ITS A DIARY !
This is a diary, or rather, field notes written up each day, with the latest entry at the top.
To get the full story, start at the bottom entry in the archive, and read upwards.
Then read the current diary entries from the bottom up as well.
Once you've got the full story, just visit and read the new story for the day!
The yellow and pink squiggly lines are two walks we take. The yellow one is the one we usually do. The squigglyness indicates how Madame visits her several important sniffing check-points!
We stop several times to feed the ravens, and you can see where they come from.
If you right-click on the image and open it in a new tab, you can then zoom in to see more details.
Sunday, 21 February 2010
Sunday, Feb 21st
Well, the weather didn't stay the same ... rain overnight and in the early hours of the morning.
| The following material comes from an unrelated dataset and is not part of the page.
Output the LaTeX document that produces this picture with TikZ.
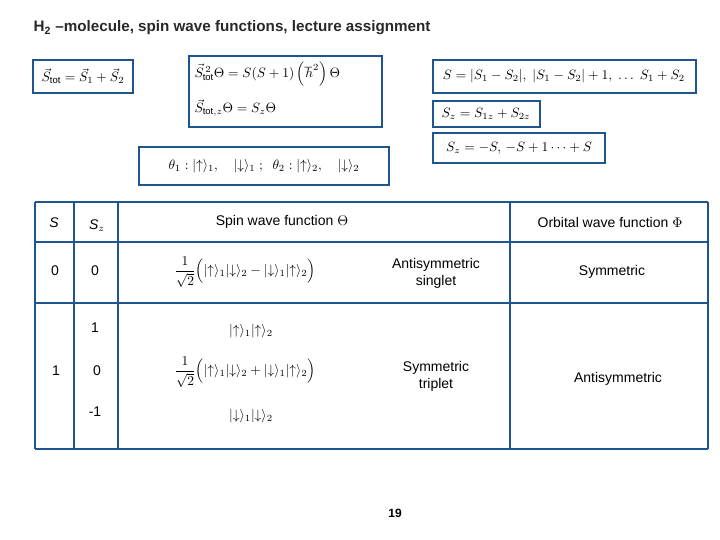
\documentclass[tikz,border=0pt]{standalone}
\usepackage{amsmath}
\usepackage{graphicx}
\usepackage{fontspec}
\setmainfont{Liberation Sans}
\newcommand\tT[1]{\scalebox{1.4}{\begin{tabular}{@{}c@{}}#1\end{tabular}}}
\newcommand\mM[1]{\scalebox{1.35}{#1}}
\begin{document}
\begin{tikzpicture}[x=1pt,y=-1pt,
  bx/.style={draw=boxblue,line width=2.2pt},
  tl/.style={draw=boxblue,line width=2pt},
  tx/.style={text=black,align=center},
  mth/.style={text=black}]
\definecolor{boxblue}{RGB}{30,85,145}
\definecolor{ttl}{RGB}{40,40,40}
\useasboundingbox (0,0) rectangle (720,540);
\node[anchor=west,text=ttl] (title) at (30,28) {\scalebox{1.52}{\bfseries H$_\mathbf{2}$ --molecule, spin wave functions, lecture assignment}};
% boxes
\draw[bx] (33,60) rectangle (133,93);
\node[mth] (e1) at (83,76) {\mM{$\vec S_{\rm tot}=\vec S_1+\vec S_2$}};
\draw[bx] (189,56) rectangle (382,127);
\node[mth,anchor=west] (e2) at (191,74) {\mM{$\vec S_{\rm tot}^{\,2}\Theta=S(S+1)\left(\hbar^2\right)\Theta$}};
\node[mth,anchor=west] (e3) at (191,108) {\mM{$\vec S_{{\rm tot},z}\Theta=S_z\Theta$}};
\draw[bx] (433,60) rectangle (696,93);
\node[mth] (e4) at (564,76) {\mM{$S=|S_1-S_2|,\ |S_1-S_2|+1,\ \dots\ S_1+S_2$}};
\draw[bx] (433,101) rectangle (540,127);
\node[mth] (e5) at (486,114) {\mM{$S_z=S_{1z}+S_{2z}$}};
\draw[bx] (433,133) rectangle (605,163);
\node[mth] (e6) at (519,148) {\mM{$S_z=-S,\,-S+1\dots+S$}};
\draw[bx] (139,147) rectangle (389,185);
\node[mth] (e7) at (264,166) {\mM{$\theta_1:|{\uparrow}\rangle_1,\quad|{\downarrow}\rangle_1\ ;\ \ \theta_2:|{\uparrow}\rangle_2,\quad|{\downarrow}\rangle_2$}};
% table
\draw[tl] (35,202) -- (708,202);
\draw[tl] (35,242) -- (708,242);
\draw[tl] (35,303) -- (708,303);
\draw[tl] (35,449) -- (708,449);
\foreach \x in {35,74,118,510,708} \draw[tl] (\x,202) -- (\x,449);
\node[tx] (hS) at (54,224) {\tT{\textit{S}}};
\node[tx] (hSz) at (97,226) {\tT{\textit{S}$_z$}};
\node[tx] (hSp) at (282,222) {\tT{Spin wave function $\Theta$}};
\node[tx] (hOr) at (610,224) {\tT{Orbital wave function $\Phi$}};
\node[tx] (s0) at (55,272) {\tT{0}};
\node[tx] (z0) at (95,272) {\tT{0}};
\node[mth] (f1) at (245,272) {\mM{$\dfrac{1}{\sqrt2}\Big(|{\uparrow}\rangle_1|{\downarrow}\rangle_2-|{\downarrow}\rangle_1|{\uparrow}\rangle_2\Big)$}};
\node[tx] (as) at (436,274) {\tT{Antisymmetric\\singlet}};
\node[tx] (sy) at (612,272) {\tT{Symmetric}};
\node[tx] (z1) at (95,329) {\tT{1}};
\node[tx] (s1) at (56,372) {\tT{1}};
\node[tx] (zz) at (97,372) {\tT{0}};
\node[tx] (zm) at (95,413) {\tT{-1}};
\node[mth] (f2) at (251,331) {\mM{$|{\uparrow}\rangle_1|{\uparrow}\rangle_2$}};
\node[mth] (f3) at (245,372) {\mM{$\dfrac{1}{\sqrt2}\Big(|{\uparrow}\rangle_1|{\downarrow}\rangle_2+|{\downarrow}\rangle_1|{\uparrow}\rangle_2\Big)$}};
\node[mth] (f4) at (251,416) {\mM{$|{\downarrow}\rangle_1|{\downarrow}\rangle_2$}};
\node[tx] (st) at (436,377) {\tT{Symmetric\\triplet}};
\node[tx] (an) at (618,379) {\tT{Antisymmetric}};
\node (pg) at (395,513) {\scalebox{1.2}{\bfseries 19}};
\end{tikzpicture}
\end{document}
There were many robins singing to each other before dawn, but no raven calls.
I went out at 7.40 a.m., to a grey sky with no hint of sunrise. It was cold, but the rain quickly faded to a drizzle and then stopped by the time I had got to the top of the big field.
As yesterday, however, the quarry pair arrived as soon as I stood still, then the young pair came swooping in from over the toddlers' playground while I got the scraps out. I fed both pairs, who were skittish, with good reason: more blackheaded seagulls were circling over our heads.
Then the bold pair came while the feeding was going on. They came from the far end of the ravens field. Both were also a bit nervous because of the seagulls. The bold one again scoffed everything which came within his view, his companion waiting for him to feed, even when a scrap landed quite close to her. She only picks up a couple when the bold one has flown off to hide his scraps.
Then a seagull came really close to the ground - the quarry pair flew off immediately, the young pair hopped away for a good ten yards. The companion of the bold one kept standing still - and then the bold one came swooping back in, very low to the ground: that scared the seagull, who then took off.
Both the young pair and the bold pair got the rest of the scraps, and as I started to trudge back through the mud Bas came round the playground - and wasn't he one muddy pup!
It would seem therefore that the ravens look out for me, and certainly the quarry pair comes when I stop walking.
The other two seem to take their cue from the quarry pair. We'll see if this works out tomorrow as well - being back to a working week, there will be more dogs bouncing along, with their walkers in attendance, so the ravens may do something else.